City of Bangor v. Citizen Communications Co.

2007 | Cited 0 times | D. Maine | November 28, 2007


Before the Court is Third Party Plaintiff Citizens Communications Company's Motion to Dismiss Its Third Party Complaints without Prejudice (Docket # 777) ("Citizens' Motion to Dismiss without Prejudice") as well as a set of motions that this Court has previously described as the "Non-MGP Parties' Motions for Judgment," which include: (1) Motion for Judgment by Third Party Defendants Barrett Paving Materials, Inc. and Honeywell, Inc. and Fourth-Party Defendant Colas, S.A. (Docket # 682), (2) Third-Party Defendants Maine Central Railroad Company and Guilford Transportation Industries, Inc.'s Motion to Dismiss and/or Judgment on the Pleadings (Docket # 703), (3) Third Party Defendant Dead River Company's Motion for Judgment on the Pleadings (Docket # 704)1 and (4) Motion for Judgment on the Pleadings by Third Party Defendant Beazer East, Inc. (Docket # 705).

When the Court initially directed Citizens to file its pending Motion to Dismiss without Prejudice, it contemplated that the Motion would serve as a mere procedural vehicle for implementing the Court's previous Orders (see Docket #s 753, 771 & 772). Nonetheless, various affected parties requested the opportunity to oppose the Motion in order to preserve all rights of appeal and the Court therefore accepted opposition papers (see Docket #s 780, 781 & 784). During this same time period, various Third and Fourth Party Defendants filed notices of appeal (see Docket #s 773 & 782).

The notices of appeal prompted this Court to pause in order to consider whether it retained jurisdiction to decide the motions that remained pending on the docket. After all, it is "generally understood that a federal district court and a federal court of appeals should not attempt to assert jurisdiction over a case simultaneously. The filing of a notice of appeal is an event of jurisdictional significance-it confers jurisdiction on the court of appeals and divests the district court of its control over those aspects of the case involved in the appeal." Griggs v. Provident Consumer Discount Co., 459 U.S. 56, 58 (1982) (citations omitted). Nonetheless, the Court concludes that this principle is not applicable to the current exceptional situation in which a consent decree has been entered pursuant to Rule 54(b) and ruling on the remaining pending motions would actually serve to avoid piecemeal appeals and expedite the appeals already filed.2 Therefore, the Court is satisfied that it retains jurisdiction to issue rulings on the current pending motions and that any further delay of such rulings will only serve to confuse the issues now on appeal.

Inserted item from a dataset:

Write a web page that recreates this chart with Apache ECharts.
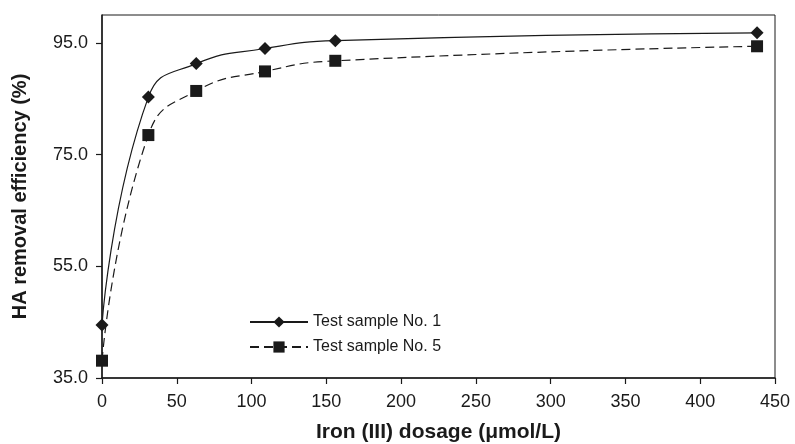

Moreover, the Court is concerned that withholding rulings on the remaining motions may ultimately delay resolution of the appeal and thereby further delay any remediation of Dunnett's Cove.

Therefore, the Court hereby GRANTS Citizens' Motion to Dismiss without Prejudice (Docket # 777). While the Court has considered the various objections filed in connection with this Motion, none of these objections appear to override the logistical benefits of having Citizens pursue all of its remaining claims in a new action. The Court relies on its previous orders (Docket #s 753, 771 & 772) to further explain its basis for this ruling.

In light of the Court's decision to dismiss all of Citizens' third party claims without prejudice, the Non-MGP Parties' Motions for Judgment (Docket #s 682, 703, 704 & 705) are MOOT and the Court hereby DENIES all of these motions without prejudice to any party renewing the arguments contained in these motions to the extent Citizens pursues similar claims in another case.


1. See Third Party Defs. Maine Central Railroad Co. & Guilford Transportation Indust., Inc. Reply (Docket # 710) at 2 (clarifying the title of the original motion).

2. The Court's review of the docket in the pending appeal suggests that the parties have actually requested that the First Circuit delay adjudication of the pending appeals until this Court issues rulings on the remaining pending motions. (See November 14, 2007 Motion to Extend Briefing Deadlines in Bangor v. Citizens Communications Company (First Circuit Docket No. 07-2193).)